Undeterred, I spent countless hours tearing the Winnebago apart – inside and out – without a single clue as to what I was doing. Eventually, with some Ozarks ingenuity and at least 50 trips to Lowe’s, I refinished the walls, ceiling and inside cabinetry; installed new roofing and sealed every crack with the stickiest, soupiest slop you could possibly imagine. Victory.
Sadly, we lost the most beloved member of our family last Spring. Rather than hunt for a dog-sitter last minute, we loaded up “The Investment” (as we now call it), and headed for Texas. 40-miles west of Little Rock, we blew a tire…and missed the visitation.
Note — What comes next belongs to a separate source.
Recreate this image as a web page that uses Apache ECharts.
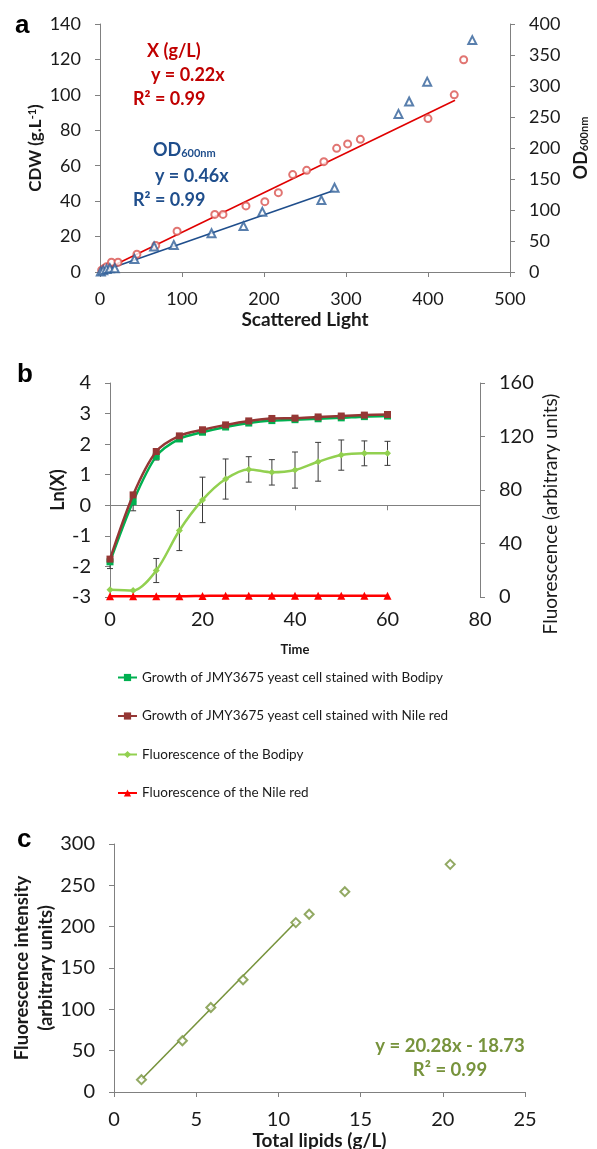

While we have had a few wonderful, drama-free excursions in “The Investment,” it has obviously earned a reputation. Just pulling it out the driveway is like an Apollo launch. The boosters light and the rocket lifts, but you never quite feel certain that the capsule will make it back.
Enter some Winne-Redemption. Yesterday, knowing that my client didn’t have much “quiet space” in his new place of business, I fired-up “The Investment” and headed his way for a recording session. I pulled in the back, plugged-in, set-up gear in the galley with some soundproofing, and we got to work. Aside from a few pauses to wait for wailing firetrucks to pass, it worked great. In just over an hour, we knocked out two commercials, I tore down, unplugged and headed back to the house. Nice.
While “The Investment’s” reputation precedes it, here’s hoping yesterday was the beginning of atonement. But like members of Mission Control back in Houston, I won’t hold my breath – I’d prefer to remain conscious, ready with bailing wire and duct tape to handle whatever drama she decides to dole-out next.